5 Celebrated Authors’ Most Influential Dreams
Many people know of Jack Kerouac’s fiction, but few know of his penchant for recording his dreams.
By Rachel Hodin
1. Many people know of Jack Kerouac’s fiction, but few know of his penchant for recording his dreams. And regretfully so, for his Book of Dreams is a humdinger if I ever saw one. Kerouac confessed to have written the journal “Spontaneously, nonstop, just like dreams happen, sometimes written before I was even wide awake.” Which explains his poetic, visceral and occasionally unintelligible descriptions. Kerouac writes of one dream, “I went and saw Cody and Evelyn, it all began in Mexico, on Bull’s ratty old couch I purely dreamed that I was riding a white horse down a side street in that North town like in Maine but really off Highway Maine with the rainy night porches in the up and down America, you’ve seen it you ignorant pricks that can’t understand what you’re reading, there, with sidestreets, trees, night, mist, lamps, cowboys, barns, hoops, girls, leaves, something so familiar and never been seen it tears your heart out.”
2. One of the stories from George Saunders’ acclaimed collection of short stories released this year, Tenth of December, came to him in a dream. In the world of “The Semplica Girl Diaries,” the markers of economic success are “semplica girls,” or, illegal fugitives used as backyard decorations. Naturally.
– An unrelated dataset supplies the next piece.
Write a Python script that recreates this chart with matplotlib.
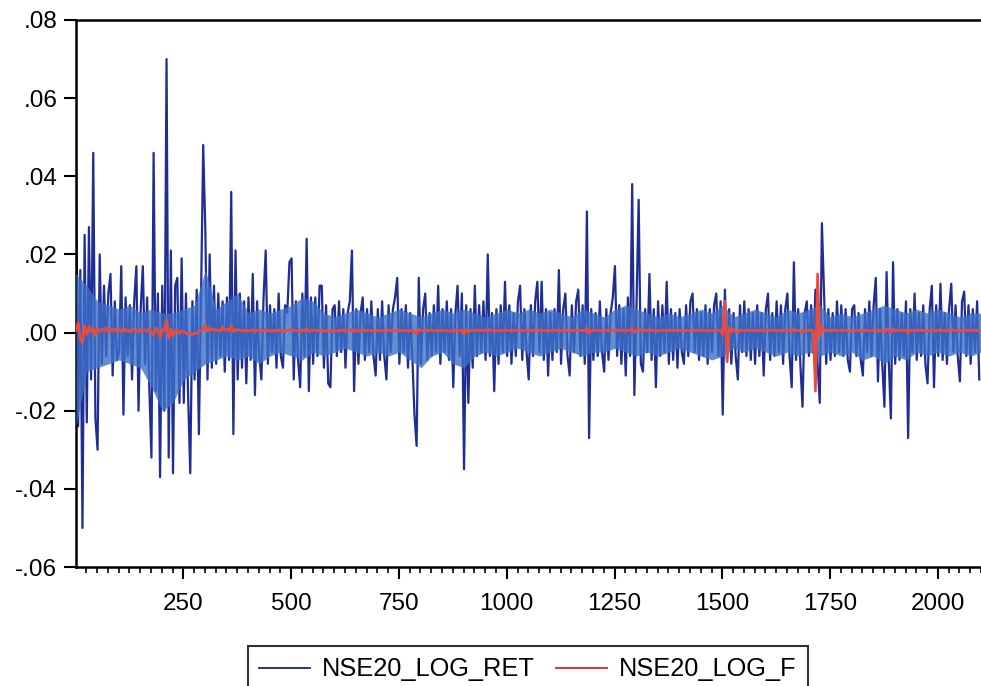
import numpy as np
import matplotlib
matplotlib.use("Agg")
import matplotlib.pyplot as plt
from matplotlib.ticker import MultipleLocator, FuncFormatter

ret_rows = [
    [45, -24, 16, -50, 25, -23, 27, -12, 46, -22, -30, 20, -8, 12, -6, 10, 15, -11, 8, -7],
    [-5, 17, -21, 9, -6, 7, -12, 8, 17, -20, 6, 17, -8, 9, -14, -32, 46, -15, 10, -37],
    [12, -20, 70, -32, 21, -36, 12, 14, -18, 19, -18, 10, -16, -36, 8, -12, 11, -26, 9, 48],
    [26, -12, 20, -9, 12, -8, 10, -6, 8, -10, 9, -7, 36, -26, 21, -12, 10, -9, 8, -13],
    [9, -7, 15, -16, 8, -6, -12, 9, 21, -8, 7, -5, 6, -9, 10, -6, -9, 7, 5, 18],
    [19, -12, 8, -7, -14, 10, -6, 24, -15, 9, -8, 9, -6, 12, 12, -9, 7, -13, -14, 6],
    [7, -6, 8, -5, 6, -9, 5, 8, 21, -15, 6, -8, 5, 9, -7, 6, -5, 8, -6, -11],
    [6, -7, 8, -6, -12, 7, -5, 6, 9, 14, -8, 6, -5, 7, -9, 5, -6, -21, -29, 14],
    [-8, 6, 10, -7, 5, -6, 7, -5, 12, -8, 6, -5, 8, -7, 6, -14, 5, 12, -6, 10],
    [-35, 7, -18, 6, -9, 12, -6, 7, -5, 8, -7, 20, -6, 5, -15, 6, -8, 7, -5, 13],
    [-6, 7, -8, 5, -6, 8, 12, -7, 6, -5, -12, 7, -6, 8, 13, -5, 13, -7, 6, -11],
    [5, -7, 6, -5, 16, -8, 6, 10, -6, -11, 7, -5, 8, 11, -6, 7, -8, 31, -27, 6],
    [-7, 5, -6, 8, -5, -10, 6, -7, 5, 9, 17, -6, 7, -8, 6, -11, 9, -6, 38, -16],
    [7, 34, -8, -10, 6, -5, 15, -7, 6, -14, 8, -6, 7, -5, 13, -8, 6, -7, 5, -9],
    [6, -5, -8, 7, -6, 8, 10, -5, 6, -7, 5, -6, 7, -8, 6, -5, 7, 10, -6, 8],
    [-21, 11, -7, 6, -8, 5, -6, -12, 7, -5, 8, -6, 6, -7, 5, -8, 7, -6, 5, -11],
    [6, 10, -7, 5, -6, 8, -5, 7, -8, 6, 10, -6, -14, 18, -7, 6, -8, -19, 5, 8],
    [-6, 7, -5, 11, -8, -18, 28, 10, -8, 6, -7, 5, -6, 8, -5, 7, -6, 6, -7, -10],
    [6, 7, -6, 5, -7, -11, 6, -5, 8, -6, 7, 14, -12.5, 6, -8, -19, 15.5, -7, -22, 18],
    [-8, 6, -7, 5, -6, 8, -27, 6, -5, 10, -7, 5, -6, 7, -8, -13, 6, 12, -14, 7],
    [-6, 12.5, -7, 5, -8, 6, 12.5, -5, 7, -6, -12.5, 8, 10.5, -6, 7, -8, 6, -5, 8, -12],
]

# dense part of the return series: upper / lower edge every 25 observations (units of 0.001)
band_hi = [15, 12, 8, 7, 6, 7, 5, 6, 5, 5, 6, 7, 16, 6, 8, 10, 5, 6, 5, 6,
           7, 9, 8, 5, 4, 5, 6, 5, 4, 5, 6, 5, 4, 5, 6, 5, 6, 5, 4, 5,
           6, 5, 6, 5, 6, 5, 4, 6, 5, 4, 6, 7, 6, 5, 4, 5, 4, 5, 6, 5,
           7, 4, 5, 6, 5, 4, 6, 5, 6, 7, 4, 5, 4, 5, 6, 7, 6, 5, 6, 5,
           6, 5, 4, 5, 5]
band_lo = [-24, -10, -9, -8, -7, -8, -9, -14, -20, -18, -12, -10, -8, -7, -6, -7, -6, -8, -6, -5,
           -6, -7, -5, -6, -5, -4, -5, -6, -5, -6, -5, -7, -9, -6, -5, -8, -9, -6, -5, -6,
           -5, -4, -5, -6, -5, -4, -5, -6, -5, -5, -4, -5, -6, -5, -6, -5, -4, -5, -6, -7,
           -6, -4, -5, -4, -5, -6, -5, -6, -5, -6, -5, -6, -5, -7, -6, -8, -6, -7, -5, -6,
           -5, -6, -5, -6, -5]

# NSE20 log forecast (units of 0.001)
fc_rows = [
    [0.5, 2.5, -1.5, -2.7, 1.8, -0.5, 1.5, 0.2, 1.2, -0.8, 1.0, 0.3, 0.9, 0.4, 1.1, 0.2, 0.8, 0.5, 1.0, 0.3],
    [0.8, 0.2, 1.0, 0.4, 0.7, 0.1, 0.9, 0.5, 0.6, 0.2, 0.8, 0.4, 0.7, 0.3, 0.9, 0.1, -0.6, 1.2, 0.4, -1.2],
    [0.8, 0.5, 3.3, -1.5, 0.9, -0.8, 0.4, 0.6, -0.3, 0.5, 0.2, 0.0, -0.4, -0.2, -0.5, -0.1, -0.3, 0.2, 0.5, 0.8],
    [2.0, 0.3, 1.2, 0.6, 0.9, 0.5, 0.8, 0.3, 1.5, 0.6, 0.9, 0.4, 1.8, 0.2, 0.8, 0.5, 0.7, 0.4, 0.6, 0.3],
    [0.6, 0.4, 0.8, 0.2, 0.7, 0.5, 0.3, 0.6, 0.9, 0.4, 0.6, 0.3, 0.5, 0.4, 0.7, 0.5, 0.3, 0.6, 0.5, 0.8],
    [0.9, 0.4, 0.6, 0.5, 0.2, 0.7, 0.4, 1.0, 0.3, 0.6, 0.5, 0.7, 0.4, 0.6, 0.8, 0.3, 0.5, 0.4, 0.2, 0.6],
    [0.5, 0.4, 0.6, 0.5, 0.7, 0.3, 0.6, 0.5, 0.9, 0.2, 0.6, 0.4, 0.5, 0.7, 0.4, 0.6, 0.5, 0.6, 0.4, 0.3],
    [0.6, 0.4, 0.5, 0.6, 0.3, 0.7, 0.5, 0.6, 0.5, 0.8, 0.4, 0.6, 0.5, 0.6, 0.4, 0.5, 0.6, 0.0, -0.4, 0.9],
    [0.4, 0.6, 0.7, 0.4, 0.5, 0.6, 0.5, 0.4, 0.7, 0.4, 0.6, 0.5, 0.6, 0.4, 0.5, 0.2, 0.6, 0.7, 0.5, 0.6],
    [-0.6, 0.7, 0.1, 0.6, 0.4, 0.7, 0.5, 0.6, 0.5, 0.6, 0.4, 0.9, 0.5, 0.6, 0.2, 0.6, 0.4, 0.6, 0.5, 0.7],
    [0.5, 0.6, 0.4, 0.5, 0.6, 0.5, 0.7, 0.4, 0.6, 0.5, 0.3, 0.6, 0.5, 0.6, 0.7, 0.5, 0.7, 0.4, 0.6, 0.4],
    [0.6, 0.5, 0.6, 0.5, 0.8, 0.4, 0.6, 0.7, 0.5, 0.3, 0.6, 0.5, 0.6, 0.7, 0.5, 0.6, 0.4, 1.2, -0.2, 0.6],
    [0.5, 0.6, 0.5, 0.6, 0.5, 0.4, 0.6, 0.5, 0.6, 0.6, 0.8, 0.5, 0.6, 0.5, 0.6, 0.4, 0.6, 0.5, 1.3, 0.1],
    [0.6, 1.1, 0.4, 0.3, 0.6, 0.5, 0.8, 0.5, 0.6, 0.3, 0.6, 0.5, 0.6, 0.5, 0.7, 0.5, 0.6, 0.5, 0.6, 0.4],
    [0.6, 0.5, 0.4, 0.6, 0.5, 0.6, 0.7, 0.5, 0.6, 0.5, 0.6, 0.5, 0.6, 0.4, 0.6, 0.5, 0.6, 0.7, 0.5, 0.6],
    [-0.5, 8.0, -7.5, 1.2, 0.2, 0.9, 0.4, 0.1, 0.7, 0.5, 0.6, 0.5, 0.6, 0.5, 0.6, 0.4, 0.6, 0.5, 0.6, 0.3],
    [0.6, 0.7, 0.5, 0.6, 0.5, 0.6, 0.5, 0.6, 0.4, 0.6, 0.7, 0.5, 0.2, 0.9, 0.5, 0.6, 0.4, 0.1, 0.6, 0.6],
    [0.5, 0.6, 0.5, -15.0, 15.0, -1.0, 1.5, 0.6, 0.4, 0.6, 0.5, 0.6, 0.5, 0.6, 0.5, 0.6, 0.5, 0.6, 0.5, 0.3],
    [0.6, 0.6, 0.5, 0.6, 0.5, 0.3, 0.6, 0.5, 0.6, 0.5, 0.6, 0.8, 0.3, 0.6, 0.5, 0.1, 1.0, 0.5, 0.0, 1.0],
    [0.4, 0.6, 0.5, 0.6, 0.5, 0.6, -0.2, 0.6, 0.5, 0.7, 0.5, 0.6, 0.5, 0.6, 0.5, 0.3, 0.6, 0.8, 0.3, 0.6],
    [0.5, 0.8, 0.5, 0.6, 0.4, 0.6, 0.8, 0.5, 0.6, 0.5, 0.3, 0.6, 0.7, 0.5, 0.6, 0.5, 0.6, 0.5, 0.6, 0.4],
]

ret = np.array(ret_rows, dtype=float).ravel() / 1000
fc = np.array(fc_rows, dtype=float).ravel() / 1000
obs = 1 + 5 * np.arange(len(ret))
hi = np.array(band_hi, dtype=float) / 1000
lo = np.array(band_lo, dtype=float) / 1000
obs_band = 1 + 25 * np.arange(len(hi))

plt.rcParams['font.family'] = ['Liberation Sans', 'DejaVu Sans']

fig = plt.figure(figsize=(9.81, 6.86), dpi=100)
ax = fig.add_axes([76 / 981, 1 - 567 / 686, 1 - 76 / 981, (567 - 20) / 686])

ax.plot(obs, ret, color='#1f2d96', linewidth=1.6, label='NSE20_LOG_RET', zorder=2)
ax.fill_between(obs_band, lo, hi, color='#3d70c8', linewidth=0, alpha=0.8, zorder=3)
ax.plot(obs, fc, color='#ee4a3c', linewidth=1.9, label='NSE20_LOG_F', zorder=4)

ax.set_xlim(1, 2100)
ax.set_ylim(-0.06, 0.08)
ax.xaxis.set_major_locator(MultipleLocator(250))
ax.xaxis.set_minor_locator(MultipleLocator(25))
ax.yaxis.set_major_locator(MultipleLocator(0.02))


def yfmt(v, pos):
    s = '%.2f' % v
    return s.replace('0.', '.')


ax.yaxis.set_major_formatter(FuncFormatter(yfmt))
ax.tick_params(axis='both', which='major', labelsize=17.5, length=8.5, width=1.5,
               direction='out', colors='black')
ax.tick_params(axis='x', which='major', pad=10)
ax.tick_params(axis='y', which='major', pad=5)
ax.tick_params(axis='x', which='minor', length=4.5, width=1.2, direction='out')
ax.tick_params(axis='y', which='minor', length=0)

for side in ['left', 'bottom', 'top']:
    ax.spines[side].set_linewidth(1.8)
ax.spines['right'].set_visible(False)

leg = fig.legend(loc='upper center', bbox_to_anchor=(0.538, 1 - 646 / 686), ncol=2,
                 fontsize=18.3, frameon=True, fancybox=False, handlelength=2.0,
                 handletextpad=0.45, columnspacing=0.85, borderpad=0.45,
                 borderaxespad=0)
leg.get_frame().set_edgecolor('black')
leg.get_frame().set_linewidth(1.5)
leg.legend_handles[0].set_color('#1a237e')
leg.legend_handles[0].set_linewidth(1.3)
leg.legend_handles[1].set_color('#e02020')
leg.legend_handles[1].set_linewidth(1.3)

fig.savefig('out.png', dpi=100)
Saunders recalled his dream, “I was looking out the window to our actual backyard and here were five of those semplicas. And the thing that was really striking about the dream is that instead of screaming or being outraged, the person I was in the dream was really excited. Like, yes! I got those for my kids! I’m finally really wining!”
3. Mary Wollstonecraft was not a stranger to nightmares. Yet it was her nightly reveries from which most of her passion sprung. It’s even fair to say that her dreams were a gift of sorts. After staying up late one night listening to Shelley and Byron reflect on Charles Darwin, she describes in the 1831 version of Frankenstein (https://kindle.amazon.com/work/frankenstein-wollstonecraft-godwin-shelley-ebook/B003A4IDLQ/B003A4IDLQ) how the idea came to her in a dream. She dreamt of, “The pale student of unhallowed arts kneeling beside the thing he had put together. [She] saw the hideous phantasm of a man stretched out, and then, on the working of some powerful engine, show signs of life.” And so out of slumber, Frankenstein was born.
4. Ever wonder what Franz Kafka dreamed of on October 2nd, 1911? Well, according to The Mystical Life of Franz Kafka, “[Kafka] describes a blind or weak-sighted child who appeared in his mind. The child’s eyes were covered by a pair of glasses, but the lenses were not colored the same and were not equidistant from the eyes. To correct this optical problem, the child made use of a lever that cut through the flesh of his cheek, while another wire came out and went behind his ear.” The similarities between Kafka’s dreams and his fiction are patent. In fact, Kafka only stopped recording his dreams once they were fully interweaved into and indistinguishable from his fiction.
5. James Baldwin’s survival was contingent upon his dreamscapes. Having grown up during the height of the Civil Rights Movement, he continuously struggled to make sense of the rampant racism. Yet all the while he was enduring a second, more private, though equally horrific, struggle with his sexuality. In Baldwin’s Notes Of A Native Son, he muses on his impure thoughts, “For I knew how I worked myself up into my own visions, and how frequently—indeed, incessantly—the visions God granted to me differed from the visions He granted to my father. I did not understand the dreams I had at night, but I knew that they were not holy. For that matter, I knew that my waking hours were far from holy.”